‘It can happen again’

“LISTEN carefully to us, for we are the last of the survivors, the last of the witnesses,” implored Baba Schwartz as she delivered her testimony at the UN International Holocaust Remembrance Day commemoration.

Baba Schwartz.
Baba Schwartz.

“LISTEN carefully to us, for we are the last of the survivors, the last of the witnesses,” implored Baba Schwartz as she delivered her testimony at the UN International Holocaust Remembrance Day commemoration at the Jewish Holocaust Centre (JHC) on Monday evening.

And everybody did, intently. More than 300 people, including politicians, diplomats and members of the community. The main auditorium was packed to capacity; even the overflow room was full.

Baba, 89, spoke of her early life – very much a happy one – growing up in a small town in eastern Hungary before the war broke out.

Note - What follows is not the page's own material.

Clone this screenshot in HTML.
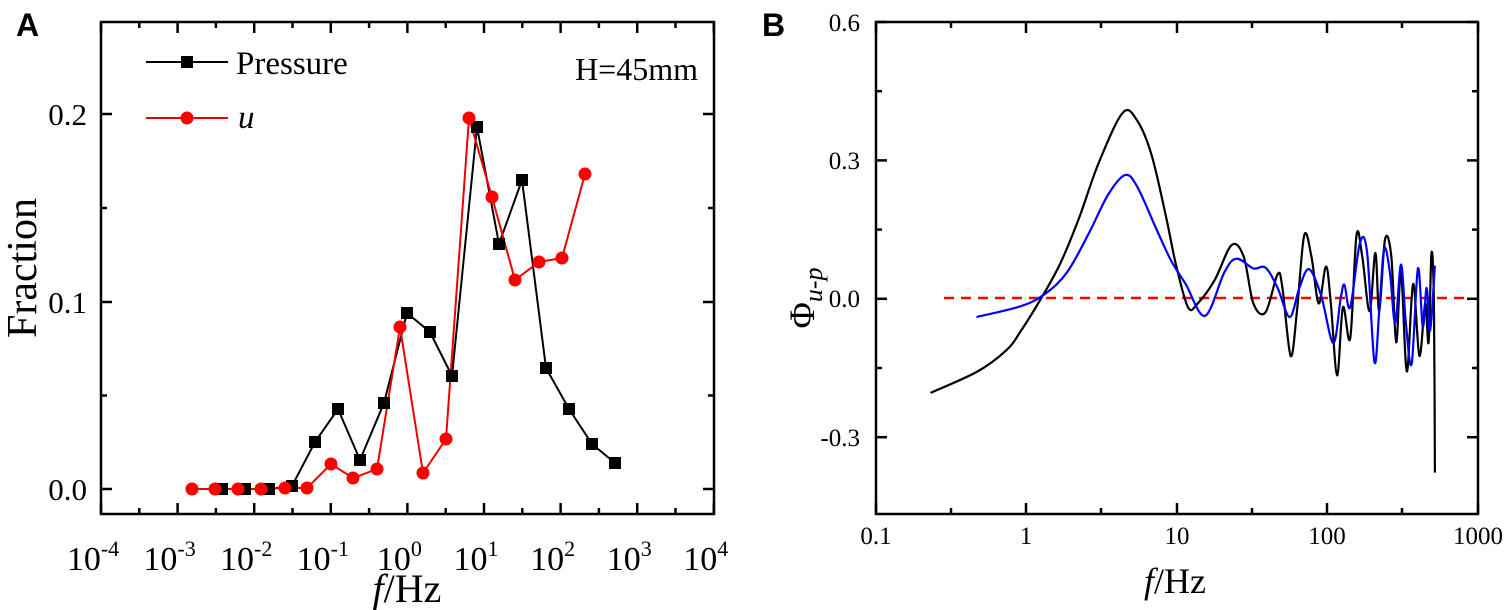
<!DOCTYPE html>
<html><head><meta charset="utf-8"><style>
body{margin:0;background:#fff;}
svg{display:block;font-family:"Liberation Serif",serif;}
</style></head><body>
<svg id="s" width="1505" height="610" viewBox="0 0 1505 610" xmlns="http://www.w3.org/2000/svg">
<g font-family="Liberation Sans,sans-serif" font-weight="bold" font-size="32">
<text x="16" y="36">A</text><text x="762" y="36">B</text></g>
<rect x="101" y="22" width="613" height="492" fill="none" stroke="#000" stroke-width="2.5"/>
<g id="ticksA" stroke="#000" stroke-width="2.5"></g>
<g font-size="31" text-anchor="end">
<text x="87" y="500">0.0</text><text x="87" y="313">0.1</text><text x="87" y="125">0.2</text></g>
<g id="xlabA" font-size="34"></g>
<text x="0" y="0" font-size="42" transform="translate(36,268) rotate(-90)" text-anchor="middle">Fraction</text>
<text x="407" y="602" font-size="40" text-anchor="middle"><tspan font-style="italic">f</tspan>/Hz</text>
<text x="698" y="80" font-size="32" text-anchor="end">H=45mm</text>
<line x1="146" y1="62" x2="228" y2="62" stroke="#000" stroke-width="2"/>
<rect x="181" y="56" width="12" height="12" fill="#000"/>
<text x="236" y="74" font-size="33">Pressure</text>
<line x1="146" y1="118" x2="228" y2="118" stroke="#e00" stroke-width="2"/>
<circle cx="187" cy="118" r="6.5" fill="#f00"/>
<text x="238" y="128" font-size="33" font-style="italic">u</text>
<g id="dataA"></g>
<rect x="876" y="22" width="602" height="492" fill="none" stroke="#000" stroke-width="2.5"/>
<g id="ticksB" stroke="#000" stroke-width="2.5"></g>
<g font-size="25" text-anchor="end">
<text x="860" y="31">0.6</text><text x="860" y="169">0.3</text><text x="860" y="307">0.0</text><text x="860" y="446">-0.3</text></g>
<g font-size="25" text-anchor="middle">
<text x="876" y="544">0.1</text><text x="1026" y="544">1</text><text x="1177" y="544">10</text><text x="1327" y="544">100</text><text x="1478" y="544">1000</text></g>
<text x="0" y="0" font-size="36" transform="translate(814,298) rotate(-90)" text-anchor="middle">Φ<tspan font-size="26" dy="8" font-style="italic">u-p</tspan></text>
<text x="1175" y="593" font-size="36" text-anchor="middle"><tspan font-style="italic">f</tspan>/Hz</text>
<line x1="944" y1="298" x2="1469" y2="298" stroke="#f00" stroke-width="2.5" stroke-dasharray="10,7"/>
<g id="dataB"></g>
</svg>
<script>
var NS="http://www.w3.org/2000/svg";
function el(p,t,a){var e=document.createElementNS(NS,t);for(var k in a)e.setAttribute(k,a[k]);document.getElementById(p).appendChild(e);return e;}
for(var i=0;i<=8;i++){var x=101+i*76.6;el("ticksA","line",{x1:x,y1:514,x2:x,y2:503});el("ticksA","line",{x1:x,y1:22,x2:x,y2:33});
 if(i<8){var xm=x+38.3;el("ticksA","line",{x1:xm,y1:514,x2:xm,y2:508});el("ticksA","line",{x1:xm,y1:22,x2:xm,y2:28});}
 var t=el("xlabA","text",{x:x-8,y:570,"text-anchor":"middle"});t.textContent="10";var s=document.createElementNS(NS,"tspan");s.setAttribute("dy","-14");s.setAttribute("font-size","22");s.textContent=String(i-4);t.appendChild(s);}
[489,395.5,302,208,114].forEach(function(y,j){var L=j%2?6:11;el("ticksA","line",{x1:101,y1:y,x2:101+L,y2:y});el("ticksA","line",{x1:714,y1:y,x2:714-L,y2:y});});
[876,1026,1177,1327,1478].forEach(function(x,j){el("ticksB","line",{x1:x,y1:514,x2:x,y2:503});el("ticksB","line",{x1:x,y1:22,x2:x,y2:33});
 if(j<4){var xm=x+75;el("ticksB","line",{x1:xm,y1:514,x2:xm,y2:508});el("ticksB","line",{x1:xm,y1:22,x2:xm,y2:28});}});
for(var y=22;y<=500;y+=69.2){var L=(Math.round((y-22)/69.2)%2)?6:11;el("ticksB","line",{x1:876,y1:y,x2:876+L,y2:y});el("ticksB","line",{x1:1478,y1:y,x2:1478-L,y2:y});}
var P=[[222,489],[245,489],[269,489],[292,486],[315,442],[338,409],[360,460],[384,403],[407,313],[430,332],[452,376],[477,127],[499,244],[522,180],[546,368],[569,409],[592,444],[615,463]];
var U=[[192,489],[215,489],[238,489],[261,489],[285,488],[307,488],[331,464],[353,478],[377,469],[400,327],[423,473],[446,439],[469,118],[492,197],[515,280],[539,262],[562,258],[585,174]];
el("dataA","polyline",{points:P.join(" "),fill:"none",stroke:"#000","stroke-width":2});
el("dataA","polyline",{points:U.join(" "),fill:"none",stroke:"#e00","stroke-width":2});
P.forEach(function(p){el("dataA","rect",{x:p[0]-6,y:p[1]-6,width:12,height:12,fill:"#000"});});
U.forEach(function(p){el("dataA","circle",{cx:p[0],cy:p[1],r:6.5,fill:"#f00"});});
function cv(a){return a.map(function(p){return[p[0]/2.066+750,p[1]*0.389];});}
function cr(pts){var d="M"+pts[0][0]+","+pts[0][1];for(var i=0;i<pts.length-1;i++){var p0=pts[i-1]||pts[i],p1=pts[i],p2=pts[i+1],p3=pts[i+2]||p2;
 d+=" C"+(p1[0]+(p2[0]-p0[0])/6)+","+(p1[1]+(p2[1]-p0[1])/6)+" "+(p2[0]-(p3[0]-p1[0])/6)+","+(p2[1]-(p3[1]-p1[1])/6)+" "+p2[0]+","+p2[1];}return d;}
var K=cv([[373,1010],[470,955],[530,900],[560,850],[600,770],[640,680],[680,560],[720,420],[770,290],[800,310],[830,400],[860,560],[880,680],[905,790],[925,780],[960,720],[995,630],[1020,660],[1040,780],[1065,803],[1090,705],[1100,740],[1117,915],[1130,800],[1145,605],[1160,660],[1175,780],[1190,685],[1200,780],[1213,965],[1225,790],[1240,870],[1253,605],[1265,660],[1280,800],[1292,650],[1300,800],[1312,615],[1325,660],[1335,880],[1345,700],[1357,955],[1370,730],[1383,915],[1395,780],[1402,880],[1408,650],[1413,780],[1415,1215]]);
var B=cv([[468,815],[560,787],[610,755],[655,700],[700,600],[740,500],[775,450],[800,480],[840,590],[870,670],[900,730],[940,812],[980,700],[1005,665],[1040,690],[1065,688],[1090,740],[1115,815],[1135,740],[1155,692],[1180,760],[1205,882],[1220,770],[1228,732],[1240,790],[1260,625],[1275,650],[1290,930],[1300,800],[1310,640],[1322,700],[1333,830],[1345,680],[1355,830],[1367,935],[1380,690],[1390,840],[1398,740],[1405,850],[1415,683]]);
el("dataB","path",{d:cr(K),fill:"none",stroke:"#000","stroke-width":2.2});
el("dataB","path",{d:cr(B),fill:"none",stroke:"#00f","stroke-width":2.2});
</script>
</body></html>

After years of experiencing anti-Semitism, in 1944, -Baba and her family were taken to Auschwitz with more than 3000 other Jews. They were placed in a holding camp and endured “three days of unspeakable horror in cattle wagons” to get there.

“We did not know, we could not know, that we had arrived at the gates of hell,” she said.

At Auschwitz Baba lost her father and many members of her extended family. But she, her mother and her two sisters survived.

“We survived by good fortune and we survived by the iron will and courage of my mother. We survived hell.”

From Auschwitz they were taken to a number of slave labour camps, often marching in unspeakable conditions with the ever-present threat of being shot. “The fear, hunger, freezing cold and exhaustion were unrelenting.

“I looked back once [on a death march] and saw an SS guard holding a woman down while another soldier shot her in the head. Then the body was thrown to the side of the road. I felt sick,” Baba recalled.

After surviving a final death march, they were liberated by the Russian Army. In the 1950s, Baba emigrated to Australia with her husband. She has recently written a memoir – The May Beetles: My First Twenty Years – detailing her experiences.

“Can it all happen again?” she asked the audience. “You bet it can. We might not be next, but some group will be. So let’s keep telling our stories. Let’s continue to caution against discrimination and hate. Let us all watch our words before they turn into actions.”

Also on the night, former Australian ambassador to Germany David Ritchie spoke about the International Holocaust Remembrance Alliance.

Other speakers included president of the Jewish Community Council of Victoria Jennifer Huppert, co-presidents of the JHC Pauline Rockman and Sue Hampel, a representative from March of the Living, and a fourth generation Holocaust survivor. 

As is customary, six candles were lit to remember the six million Jews who perished in the Holocaust.